Agentic AIOps closes the loop between detection and resolution. It can scale resources during a traffic spike, isolate a failing service, or rebalance workloads to cut cloud costs, all without waiting on human input.
Agentic AIOps is not a convergence of DevOps, MLOps, and AIOps. It is a visionary extension of the AIOps category—focused specifically on automating operational outcomes, not software delivery or ML workflows.
Modern IT teams don’t rely on just one “Ops” methodology—and they don’t move through them in a straight line. Each Ops solves a different part of the technology puzzle, for a different set of users, at a different layer of the stack.
They can overlap. They can support each other. But critically, they remain distinct—operating in parallel, not as steps on a single roadmap.
Here’s how they sometimes interact in a real-world environment:
DevOps builds the foundation for fast, reliable application delivery.
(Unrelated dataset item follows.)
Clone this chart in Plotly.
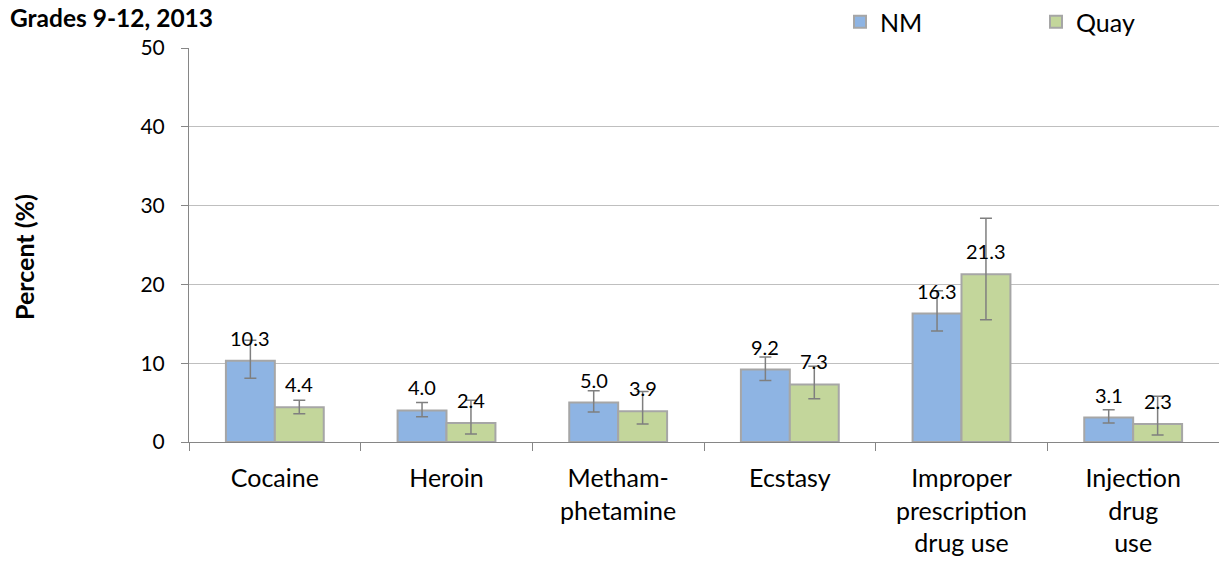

MLOps adapts some of those automation principles—like CI/CD pipelines and version control—to streamline the machine learning model lifecycle.
They share concepts, but serve different teams: DevOps for software engineers; MLOps for data scientists and ML engineers.
Example:
A fintech company uses DevOps pipelines to deploy new app features daily, while separately running MLOps pipelines to retrain and redeploy their fraud detection models on a weekly cadence.
AIOps ingests operational telemetry from across the IT environment, including systems managed via DevOps practices. It uses pattern recognition and machine learning (often built-in) to detect anomalies, predict issues, and surface root causes.
AIOps platforms typically include their own analytics engines; they don’t require enterprises to run MLOps internally.
Example:
A SaaS provider uses AIOps to monitor cloud infrastructure. It automatically detects service degradations across multiple apps and flags issues for the IT operations team, without depending on MLOps workflows.
Traditional AIOps highlights issues. Agentic AIOps goes further—deploying AI agents to make real-time decisions and take corrective action automatically. It builds directly on operational insights, not DevOps or MLOps pipelines. Agentic AIOps is about enabling true autonomous response inside IT operations.
Example:
A cloud platform experiences a sudden traffic spike. Instead of raising an alert for human review, an AI agent automatically scales up infrastructure, rebalances workloads, and optimizes resource usage—before users notice an issue.
DevOps, MLOps, AIOps, and Agentic AIOps aren’t milestones along a single maturity curve. They’re distinct problem spaces, developed for distinct challenges, by distinct teams.
In modern IT, success isn’t about graduating from one to the next; it’s about weaving the right approaches together intelligently.
Agentic AIOps is the next frontier specifically within IT operations: closing the loop from detection to real-time resolution with autonomous AI agents, freeing human teams to focus where they drive the most value.